Protestos do 15 de março foram orquestrados pela mídia, dizem jornalistas ativistas
Escrito por: Daniella Franco
Fonte: RFI
Fonte: RFI
O clima de festa mostrado pela grande mídia brasileira não é nada parecido com o veiculado pela mídia alternativa, que mostrou uma falta de cultura política de muitos participantes, um clima agressivo, e um protesto com pautas contraditórias.
Um clima de festa, uma militância vestida de verde amarela, uma
participação de massa, pacífica e contra a corrupção. Foi essa a imagem
que a grande mídia brasileira mostrou das manifestações que levaram
milhares de brasileiros às ruas no último domingo, dia 15 de março. Um
retrato nada parecido com o veiculado pela mídia alternativa ou pelas
redes sociais, que mostrou a falta de cultura política de muitos
participantes, um clima agressivo, e um protesto com pautas
contraditórias. Muitos manifestantes pediam reforma política, outros o
impeachment da presidente Dilma Rousseff, e alguns se manifestaram pelo
restabelecimento da ditadura militar.
Para o jornalista Bruno Torturra, da agência de notícias Fluxo, faltou
um espírito crítico e honesto na cobertura da mídia tradicional das
manifestações de 15 de março. "A falta de visão crítica da mídia antes e
durante os protestos foi fundamental até para as pessoas irem às ruas.

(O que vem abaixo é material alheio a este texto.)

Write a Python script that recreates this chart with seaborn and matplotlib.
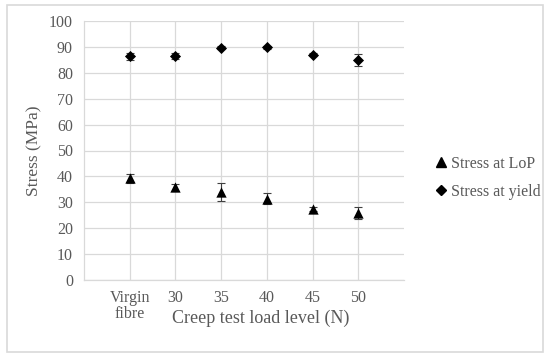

Na televisão, havia esse sentimento de festa, de celebração e essa
insistência de que as manifestações eram seguras, de que as famílias
estavam participando, de que tudo era muito lindo", ressalta.
Essa também não foi a impressão da jornalista Larissa Gould, do
coletivo Jornalistas Livres, que cobriu a manifestação de São Paulo.
"Conversei com pessoas de todas as frentes, mas, em comum, está a
ausência de propostas. Todos estão insatisfeitos, o que é legítimo,
porque, de fato, o país passa por um momento crítico de corrupção. Mas
quando eu perguntava : ‘mas se sai a presidente Dilma, o que se faz ?’
Ninguém sabia responder".
Para Larissa, a cobertura jornalística da grande mídia falhou ao não
mostrar o lado negativo dos protestos. "Houve violências, agressões,
bandeiras de partidos sendo rasgadas. Mas só o que se viu,
principalmente na televisão, foi a grande festa da democracia e a
insatisfação plena contra o governo", diz.
A jornalista também critica a falta da cobertura das manifestações de
sexta-feira (13), convocada pela Central Única dos Trabalhadores (CUT)
pela defesa da Petrobras, dos direitos trabalhistas e da reforma
política.
Debate político carregado de ódio
"Há muita sede de participação e de opinião, mas há pouca compreensão
das regras básicas da política e até mesmo das próprias eleições", diz
Bruno Torturra. Para ele, o debate político no Brasil ainda é carregado
de ódio, o que é preocupante. "As pessoas confundem raiva com
politização, caças às bruxas com opinião política", observa.
O jornalista acredita que é controverso que a grande mídia tenha
classificado as manifestações de pacíficas. "É relativo chamar de
pacífico um protesto que prega o ódio, que pede a volta do regime
militar ou que expulsa um manifestante que está vestido de uma cor
diferente da maioria", declara, referindo-se aos casos de violência
contra as pessoas vestidas de vermelho durante a mobilização de domingo.
Função de um partido político
Segundo o professor Nildo Ouriques, do Instituto de Estudos
Latino-Americanos (IELA), da Universidade Federal de Santa Catarina
(UFSC), a convocação das manifestações foi essencialmente realizada
pelas grandes mídias brasileiras. O fenômeno, para ele, é uma prova de
que os partidos políticos estão sem capacidade de mobilização. "A
televisão cumpriu, pela primeira vez, a função de um partido político",
ressalta.
O professor também critica a insistência da televisão em mostrar uma
participação de massa dos brasileiros nos protestos de domingo. "Foi uma
manifestação muito pequena. Reunir 210 mil pessoas em São Paulo é muito
pouco. No resto das cidades, o número de pessoas foi pífio", observa.
Muito além do que criticar um protesto das classes mais altas, para
Ouriques, a grande questão é porque as classes populares ainda não
acordaram. "Há 40 milhões de pessoas que não votaram nem na Dilma ou no
Aécio. Ou seja, o silêncio no Brasil ainda é muito maior do que a
manifestação da elite branca, empresarial e pró-Washington", finaliza.